Persistent insomnia can have a significant impact on your quality of life. It can limit what you're able to do during the day, affect your mood, and lead to relationship problems with friends, family and colleagues.
How much sleep do I need?
There are no official guidelines about how much sleep you should get each night because everyone is different.
On average, a "normal" amount of sleep for an adult is considered to be around seven to nine hours a night. Children and babies may sleep for much longer than this, whereas older adults may sleep less.
What's important is whether you feel you get enough sleep, and whether your sleep is good quality.
You're probably not getting enough good-quality sleep if you constantly feel tired throughout the day and it's affecting your everyday life.
Try the sleep self-assessment to see if you have trouble sleeping.
What causes insomnia?
It's not always clear what triggers insomnia, but it's often associated with:
- stress and anxiety
- a poor sleeping environment - such as an uncomfortable bed, or a bedroom that's too light, noisy, hot or cold
- lifestyle factors - such as jet lag, shift work, or drinking alcohol or caffeine before going to bed
- mental health conditions - such as depression and schizophrenia
- physical health conditions - such as heart problems, other sleep disorders and long-term pain
- certain medicines - such as some antidepressants, epilepsy medicines and steroid medication
Read more about the causes of insomnia.
What you can do about it
There are a number of things you can try to help yourself get a good night's sleep if you have insomnia.
- setting regular times for going to bed and waking up
- relaxing before bed time - try taking a warm bath or listening to calming music
- using thick curtains or blinds, an eye mask and earplugs to stop you being woken up by light and noise
- avoiding caffeine, nicotine, alcohol, heavy meals and exercise for a few hours before going to bed
- not watching TV or using phones, tablets or computers shortly before going to bed
- not napping during the day
- writing a list of your worries, and any ideas about how to solve them, before going to bed to help you forget about them until the morning
Some people find over-the-counter sleeping tablets helpful, but they don't address the underlying problem and can have troublesome side effects.
Read more self-help tips for insomnia.
When to see your GP
Make an appointment to see your GP if you're finding it difficult to get to sleep or stay asleep and it's affecting your daily life - particularly if it has been a problem for a month or more and the above measures have not helped.
Your GP may ask you about your sleeping routines, your daily alcohol and caffeine consumption, and your general lifestyle habits, such as diet and exercise.

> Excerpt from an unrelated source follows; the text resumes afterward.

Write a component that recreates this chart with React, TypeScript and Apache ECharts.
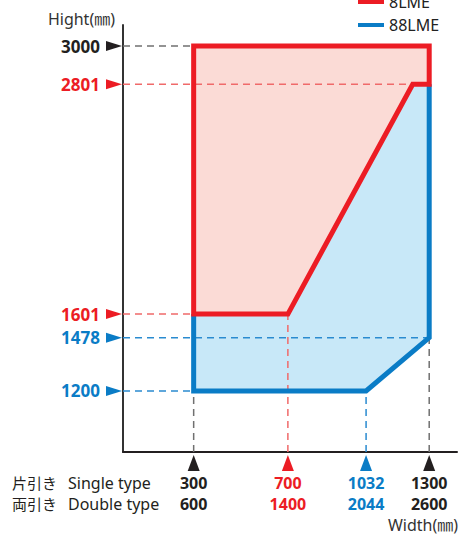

They will also check your medical history for any illness or medication that may be contributing to your insomnia.
Your GP may suggest keeping a sleep diary for a couple of weeks to help them gain a better understanding of your sleep patterns.
Each day, make a note of things such as the time you went to bed and woke up, how long it took you to fall asleep, and the number of times you woke up during the night.
Treatments for insomnia
Your GP will first try to identify and treat any underlying health condition, such as anxiety, that may be causing your sleep problems.
They'll probably also discuss things you can do at home that may help to improve your sleep.
In some cases, a special type of cognitive behavioural therapy (CBT) designed for people with insomnia (CBT-I) may be recommended.
This is a type of talking therapy that aims to help you avoid the thoughts and behaviours affecting your sleep. It's usually the first treatment recommended and can help lead to long-term improvement of your sleep.
Prescription sleeping tablets are usually only considered as a last resort and should be used for only a few days or weeks at a time.
This is because they don't treat the cause of your insomnia and are associated with a number of side effects. They can also become less effective over time.